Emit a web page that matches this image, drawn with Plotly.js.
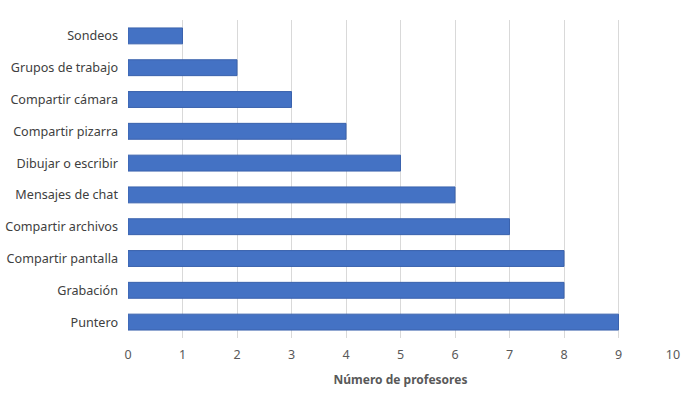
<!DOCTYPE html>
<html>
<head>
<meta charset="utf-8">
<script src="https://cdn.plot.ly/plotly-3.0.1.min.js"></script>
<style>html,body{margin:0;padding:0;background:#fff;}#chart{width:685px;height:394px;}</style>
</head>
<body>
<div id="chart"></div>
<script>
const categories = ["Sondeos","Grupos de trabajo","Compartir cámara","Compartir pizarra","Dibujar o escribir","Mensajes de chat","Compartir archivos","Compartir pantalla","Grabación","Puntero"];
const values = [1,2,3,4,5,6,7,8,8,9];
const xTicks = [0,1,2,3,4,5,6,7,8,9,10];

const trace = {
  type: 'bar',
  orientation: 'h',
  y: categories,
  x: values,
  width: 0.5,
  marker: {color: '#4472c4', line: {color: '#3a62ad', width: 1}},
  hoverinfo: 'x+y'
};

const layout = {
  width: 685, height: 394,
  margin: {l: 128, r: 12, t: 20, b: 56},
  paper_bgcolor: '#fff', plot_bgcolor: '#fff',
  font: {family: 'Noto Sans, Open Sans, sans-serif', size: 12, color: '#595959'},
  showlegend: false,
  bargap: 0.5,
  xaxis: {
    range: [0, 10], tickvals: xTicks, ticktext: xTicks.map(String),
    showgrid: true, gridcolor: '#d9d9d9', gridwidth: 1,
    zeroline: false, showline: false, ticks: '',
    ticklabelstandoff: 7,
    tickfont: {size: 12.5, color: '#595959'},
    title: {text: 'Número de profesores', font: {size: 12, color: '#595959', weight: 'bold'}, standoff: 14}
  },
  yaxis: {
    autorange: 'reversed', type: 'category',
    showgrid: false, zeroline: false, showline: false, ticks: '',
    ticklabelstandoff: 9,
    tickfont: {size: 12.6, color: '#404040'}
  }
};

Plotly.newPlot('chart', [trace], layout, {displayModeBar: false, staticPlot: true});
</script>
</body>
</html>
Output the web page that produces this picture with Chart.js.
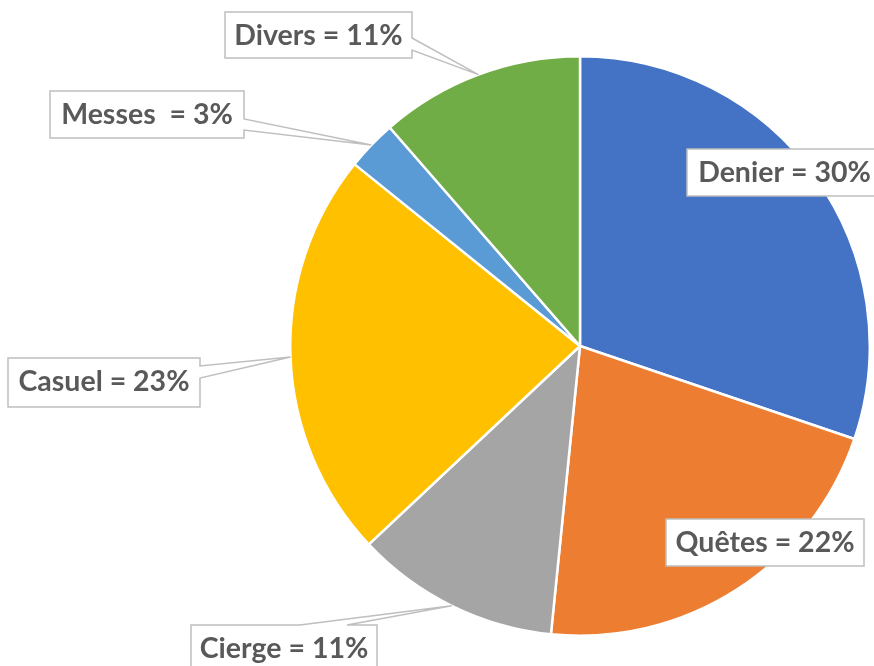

• • • • • • •

● EXERCISE GOAL:
Restate the records above in full, word for word. Keep pictures out.

● SOLUTION FOR THIS EXERCISE:
Emit a web page that matches this image, drawn with Plotly.js.
<!DOCTYPE html>
<html>
<head>
<meta charset="utf-8">
<script src="https://cdn.plot.ly/plotly-3.0.1.min.js"></script>
<style>html,body{margin:0;padding:0;background:#fff;}#chart{width:685px;height:394px;}</style>
</head>
<body>
<div id="chart"></div>
<script>
const categories = ["Sondeos","Grupos de trabajo","Compartir cámara","Compartir pizarra","Dibujar o escribir","Mensajes de chat","Compartir archivos","Compartir pantalla","Grabación","Puntero"];
const values = [1,2,3,4,5,6,7,8,8,9];
const xTicks = [0,1,2,3,4,5,6,7,8,9,10];

const trace = {
  type: 'bar',
  orientation: 'h',
  y: categories,
  x: values,
  width: 0.5,
  marker: {color: '#4472c4', line: {color: '#3a62ad', width: 1}},
  hoverinfo: 'x+y'
};

const layout = {
  width: 685, height: 394,
  margin: {l: 128, r: 12, t: 20, b: 56},
  paper_bgcolor: '#fff', plot_bgcolor: '#fff',
  font: {family: 'Noto Sans, Open Sans, sans-serif', size: 12, color: '#595959'},
  showlegend: false,
  bargap: 0.5,
  xaxis: {
    range: [0, 10], tickvals: xTicks, ticktext: xTicks.map(String),
    showgrid: true, gridcolor: '#d9d9d9', gridwidth: 1,
    zeroline: false, showline: false, ticks: '',
    ticklabelstandoff: 7,
    tickfont: {size: 12.5, color: '#595959'},
    title: {text: 'Número de profesores', font: {size: 12, color: '#595959', weight: 'bold'}, standoff: 14}
  },
  yaxis: {
    autorange: 'reversed', type: 'category',
    showgrid: false, zeroline: false, showline: false, ticks: '',
    ticklabelstandoff: 9,
    tickfont: {size: 12.6, color: '#404040'}
  }
};

Plotly.newPlot('chart', [trace], layout, {displayModeBar: false, staticPlot: true});
</script>
</body>
</html>
Output the web page that produces this picture with Chart.js.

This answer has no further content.